Los psiquiatras y psicólogos que han evaluado a José Bretón concluyeron que no presentaba ningún trastorno psicológico, ni enfermedad mental. Al mismo tiempo señalaron rasgos obsesivos de personalidad, lo definen como controlador y escrupuloso, así como emocionalmente frío. Ponen el acento en su ausencia de sentimientos, al mismo tiempo que destacan su mirada amenazante (no parpadea) e intimidatoria. Bretón no se divide subjetivamente y aparenta una total ausencia de conciencia moral. Esta es la descripción, paradójica, que se hace de un hombre supuestamente sano. Pero este hombre que no se altera en el escenario del crimen, ni en los interrogatorios, no es verdad que sea incapaz de manifestar sentimientos. Muy al contrario, es un hombre dominado por una pasión: el odio.
José Bretón es un sujeto profundamente patológico. Solamente la confusión entre trastorno e imputabilidad puede llevar a decir que no es un trastornado. Es un trastornado aunque su patología no le exime ni de la ética ni de la responsabilidad penal. Cualquiera puede entender que matar a alguien, más aun a los propios hijos, no está al alcance de una mentalidad normal. Y no siempre un psicótico delira.

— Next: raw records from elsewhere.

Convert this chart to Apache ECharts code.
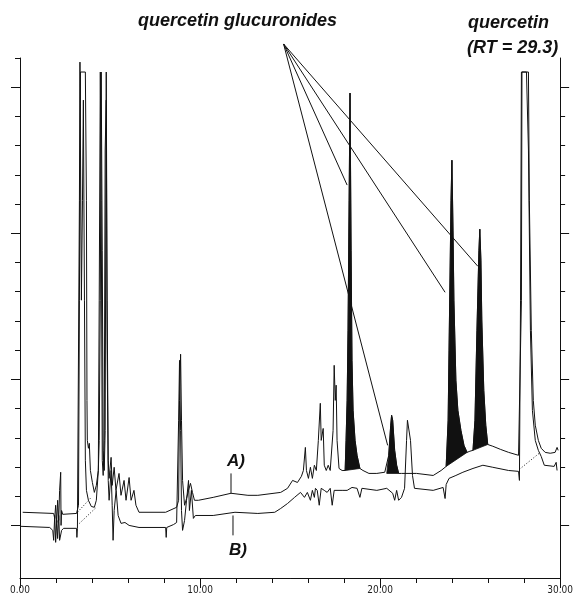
<!DOCTYPE html>
<html>
<head>
<meta charset="utf-8">
<script src="https://cdn.jsdelivr.net/npm/echarts@6/dist/echarts.min.js"></script>
<style>
html,body{margin:0;padding:0;background:#fff}
#chart{width:576px;height:598px}
</style>
</head>
<body>
<div id="chart"></div>
<script>
// retention time (min) , detector response (axis divisions)
var timeMajor = [0, 10, 20, 30];
var divTicks = [0,1,2,3,4,5,6,7,8,9,10,11,12,13,14,15,16];
var divTicksRight = [0,1,2,3,4,5,6,7,8,9,10,11,12,13,14,15];
var divMajor = [0, 5, 10, 15];

// trace A (upper), split round the four shaded glucuronide peaks
var aHead = [
  [0.15,0.45],[1.87,0.41],[1.93,0.24],[1.98,0.69],[2.04,0.10],[2.09,0.86],[2.15,0.17],[2.20,1.20],[2.26,1.82],[2.28,0.00],[2.31,0.51],[2.37,0.38],
  [3.14,0.41],[3.25,0.69],[3.30,7.71],[3.36,15.52],[3.63,15.52],[3.69,11.13],[3.72,4.28],[3.74,2.91],[3.80,2.64],[3.85,2.81],[3.91,1.88],[4.02,1.47],
  [4.13,1.13],[4.24,1.37],[4.35,1.88],[4.40,2.91],[4.46,7.71],[4.51,15.52],[4.57,9.42],[4.62,2.57],[4.68,1.88],[4.73,3.25],[4.79,15.52],[4.84,7.71],
  [4.90,2.23],[4.95,1.61],[5.06,2.33],[5.12,1.37],[5.23,1.99],[5.33,1.20],[5.50,1.78],[5.61,1.03],[5.78,1.54],[5.89,0.86],[6.06,1.64],[6.17,0.86],
  [6.33,1.20],[6.44,0.69],[6.61,0.45],[8.09,0.45],[8.70,0.62],[8.81,0.86],[8.86,4.28],[8.92,5.86],[8.97,3.60],[9.03,1.54],[9.14,0.69],[9.25,0.92],
  [9.36,1.20],[9.47,1.44],[9.58,1.13],[9.69,0.86],[9.91,0.86],[10.73,0.96],[11.72,1.10],[12.66,1.03],[13.21,1.03],[14.48,1.13],[14.86,1.27],
  [15.14,1.54],[15.41,1.47],[15.63,1.68],[15.74,1.88],[15.85,2.67],[15.91,1.88],[16.02,1.61],[16.13,1.99],[16.24,1.61],[16.35,2.06],[16.46,1.88],
  [16.57,2.91],[16.68,4.18],[16.73,2.91],[16.84,3.32],[16.90,2.06],[17.01,1.88],[17.12,2.06],[17.23,1.88],[17.39,3.25],[17.45,5.48],[17.51,4.28],
  [17.56,4.80],[17.61,2.91],[17.72,1.95],[17.89,1.88]
];
var gluc1 = [[18.06,1.88],[18.11,2.91],[18.17,4.28],[18.22,6.68],[18.28,11.13],[18.33,14.80],[18.39,9.42],[18.44,5.65],[18.50,3.94],[18.61,2.91],[18.72,2.40],[18.88,1.95]];
var aSeg2 = [[19.05,1.88],[19.38,1.78],[19.82,1.78],[20.26,1.82]];
var gluc2 = [[20.37,1.78],[20.48,2.40],[20.59,3.43],[20.64,3.77],[20.70,3.60],[20.81,2.57],[20.92,2.06],[21.03,1.78]];
var aSeg3 = [[21.19,1.78],[22.02,1.78],[22.95,1.71],[23.39,1.88]];
var gluc3 = [[23.67,2.02],[23.78,3.60],[23.83,6.00],[23.94,11.13],[23.99,12.50],[24.05,10.11],[24.10,7.71],[24.21,4.97],[24.32,3.94],[24.49,3.25],[24.66,2.74],[24.83,2.50]];
var aSeg4 = [[24.99,2.54]];
var gluc4 = [[25.16,2.57],[25.27,3.60],[25.38,6.68],[25.49,9.42],[25.54,10.14],[25.60,9.08],[25.65,7.03],[25.76,4.62],[25.87,3.43],[25.98,2.77]];
var aTail = [
  [26.26,2.71],[26.70,2.60],[27.14,2.50],[27.69,2.40],[27.80,2.40],[27.85,7.71],[27.88,15.52],[28.24,15.52],[28.29,11.13],[28.40,6.68],
  [28.51,4.28],[28.62,3.43],[28.79,2.91],[28.95,2.64],[29.17,2.50],[29.45,2.47],[29.72,2.50],[29.83,2.67],[29.89,2.57]
];

// trace B (lower)
var traceB = [
  [0.00,-0.03],[1.65,-0.07],[1.82,-0.17],[1.87,-0.51],[1.93,0.34],[1.98,-0.58],[2.04,0.17],[2.09,-0.45],[2.15,0.34],[2.20,-0.51],[2.31,-0.17],[2.42,-0.10],
  [3.14,-0.10],[3.16,-0.41],[3.19,-0.10],[3.25,-0.07],[3.30,11.13],[3.33,15.86],[3.36,12.85],[3.41,7.71],[3.47,11.13],[3.52,14.56],[3.58,7.71],[3.63,2.23],
  [3.69,1.20],[3.80,0.86],[3.96,0.65],[4.13,0.62],[4.24,0.86],[4.35,1.88],[4.40,7.71],[4.46,15.52],[4.51,11.13],[4.57,2.23],[4.62,1.71],[4.68,2.91],
  [4.73,12.85],[4.79,14.56],[4.84,6.00],[4.90,1.54],[4.95,0.86],[5.06,1.88],[5.12,0.69],[5.17,-0.51],[5.23,0.51],[5.34,1.20],[5.45,0.34],[5.61,0.07],
  [5.83,0.10],[6.06,0.00],[6.61,-0.07],[8.09,-0.07],[8.12,-0.41],[8.15,-0.07],[8.53,0.03],[8.70,0.10],[8.81,3.60],[8.86,5.65],[8.92,3.25],[8.97,0.51],
  [9.03,-0.17],[9.14,0.17],[9.25,0.86],[9.36,1.54],[9.41,0.51],[9.52,1.20],[9.63,0.24],[9.74,0.34],[10.73,0.34],[11.94,0.45],[13.21,0.41],[14.15,0.45],
  [14.48,0.58],[14.86,0.75],[15.25,0.96],[15.58,1.13],[15.80,0.96],[15.96,1.13],[16.13,0.86],[16.24,1.20],[16.35,0.96],[16.41,1.27],[16.51,1.20],
  [16.62,0.69],[16.73,1.27],[16.90,1.20],[17.06,1.13],[17.23,1.27],[17.34,0.69],[17.45,1.20],[17.89,1.20],[18.17,1.20],[18.44,1.30],[18.72,1.27],
  [18.88,0.96],[18.99,1.27],[19.82,1.20],[20.37,1.27],[20.70,1.10],[20.81,0.86],[20.92,1.20],[21.03,0.86],[21.19,0.96],[21.36,1.27],[21.47,2.91],
  [21.52,3.60],[21.58,3.63],[21.69,2.91],[21.80,1.71],[21.91,1.27],[22.02,1.23],[22.95,1.20],[23.50,1.30],[23.61,0.92],[23.67,1.40],[23.83,1.61],
  [24.21,1.71],[24.60,1.82],[25.16,1.95],[25.71,2.06],[26.26,1.99],[27.14,1.88],[27.69,1.85],[27.74,1.54],[27.80,7.71],[27.85,15.52],[28.13,15.52],
  [28.24,12.85],[28.35,6.68],[28.46,3.94],[28.62,2.91],[28.79,2.57],[28.95,2.36],[29.12,2.06],[29.23,2.02],[29.67,2.02],[29.78,2.16],[29.83,1.88]
];

// integration baselines (dotted)
var dottedBase = [
  [[3.30,0.07],[4.24,0.62]],
  [[3.19,0.45],[3.96,0.96]],
  [[27.74,1.92],[28.84,2.47]]
];

// label pointers and annotation lines
var pointerA = [[11.72,1.78],[11.72,1.10]];
var pointerB = [[11.83,0.34],[11.83,-0.34]];
var noteOrigin = [14.64,16.48];
var noteTargets = [[18.17,11.65],[20.42,2.74],[23.61,7.98],[25.43,8.87]];

var traceA = [].concat(aHead, gluc1, aSeg2, gluc2, aSeg3, gluc3, aSeg4, gluc4, aTail);
var filledPeaks = [gluc1, gluc2, gluc3, gluc4];

var ink = '#111';
var chart = echarts.init(document.getElementById('chart'), null, {renderer: 'canvas'});

function lineSeries(data, extra) {
  var s = {
    type: 'line', data: data, showSymbol: false, symbol: 'none', silent: true,
    lineStyle: {color: ink, width: 1}, animation: false
  };
  for (var k in extra) s[k] = extra[k];
  return s;
}

var series = [
  {
    type: 'custom',
    data: filledPeaks.map(function (p) { return [p[0][0], p[0][1]]; }),
    renderItem: function (params, api) {
      var pts = filledPeaks[params.dataIndex].map(function (p) { return api.coord(p); });
      return {type: 'polygon', shape: {points: pts}, style: {fill: ink, stroke: ink, lineWidth: 0.8}};
    },
    silent: true, animation: false
  },
  lineSeries(traceB),
  lineSeries(traceA),
  lineSeries(pointerA),
  lineSeries(pointerB)
];
dottedBase.forEach(function (seg) {
  series.push(lineSeries(seg, {lineStyle: {color: ink, width: 1, type: [1, 2]}}));
});
noteTargets.forEach(function (t) {
  series.push(lineSeries([noteOrigin, t], {clip: false}));
});

function yAx(pos, ticks, len, line) {
  return {
    type: 'value', min: -1.8, max: 16, position: pos,
    axisLine: {show: line, onZero: false, lineStyle: {color: ink, width: 1}},
    axisTick: {show: true, customValues: ticks, length: len, lineStyle: {color: ink, width: 1}},
    axisLabel: {show: false},
    splitLine: {show: false}
  };
}

var titleFont = 'italic bold 18px "Liberation Sans", Arial, sans-serif';
var tagFont = 'italic bold 17px "Liberation Sans", Arial, sans-serif';

chart.setOption({
  animation: false,
  grid: {left: 20, right: 11, top: 58, bottom: 20},
  xAxis: [
    {
      type: 'value', min: 0, max: 30, interval: 2, position: 'bottom',
      axisLine: {show: true, onZero: false, lineStyle: {color: ink, width: 1}},
      axisTick: {show: true, length: 5, lineStyle: {color: ink, width: 1}},
      axisLabel: {
        show: true, margin: 7, showMinLabel: true, showMaxLabel: true,
        fontFamily: 'DejaVu Sans Condensed', fontSize: 10, color: '#222',
        formatter: function (v) { return timeMajor.indexOf(v) >= 0 ? v.toFixed(2) : ''; }
      },
      splitLine: {show: false}
    },
    {
      type: 'value', min: 0, max: 30, interval: 10, position: 'bottom',
      axisLine: {show: false, onZero: false},
      axisTick: {show: true, length: 10, lineStyle: {color: ink, width: 1}},
      axisLabel: {show: false},
      splitLine: {show: false}
    }
  ],
  yAxis: [
    yAx('left', divTicks, 5, true),
    yAx('left', divMajor, 9, false),
    yAx('right', divTicksRight, 5, true),
    yAx('right', divMajor, 9, false)
  ],
  graphic: [
    {type: 'text', x: 138, y: 21, style: {text: 'quercetin glucuronides', font: titleFont, fill: ink, align: 'left', verticalAlign: 'middle'}},
    {type: 'text', x: 468, y: 23, style: {text: 'quercetin', font: titleFont, fill: ink, align: 'left', verticalAlign: 'middle'}},
    {type: 'text', x: 467, y: 48, style: {text: '(RT = 29.3)', font: titleFont, fill: ink, align: 'left', verticalAlign: 'middle'}},
    {type: 'text', x: 236, y: 461, style: {text: 'A)', font: tagFont, fill: ink, align: 'center', verticalAlign: 'middle'}},
    {type: 'text', x: 238, y: 550, style: {text: 'B)', font: tagFont, fill: ink, align: 'center', verticalAlign: 'middle'}}
  ],
  series: series
});
</script>
</body>
</html>
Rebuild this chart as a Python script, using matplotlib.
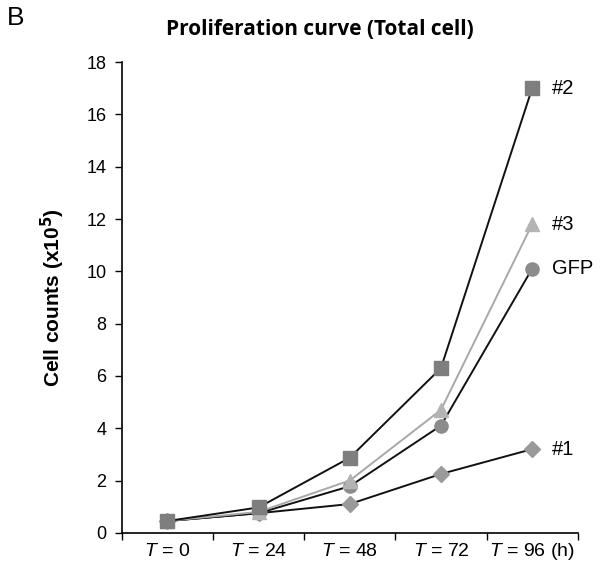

La clave del acto de José Bretón puede dárnosla un suceso anterior de su vida. De vuelta de su servicio militar en Bosnia-Herzegovina estableció una relación de pareja con una chica. Ante el abandono por parte de esta, él se intentó suicidar. El abandono de la madre de sus hijos supone una repetición de lo imposible de asimilar. El abandono de una mujer suscita en Bretón el odio más intenso que, en este caso, ya no se dirige contra sí mismo. Ahora buscó, como Medea, provocar en quien lo dejó una herida imposible de cicatrizar.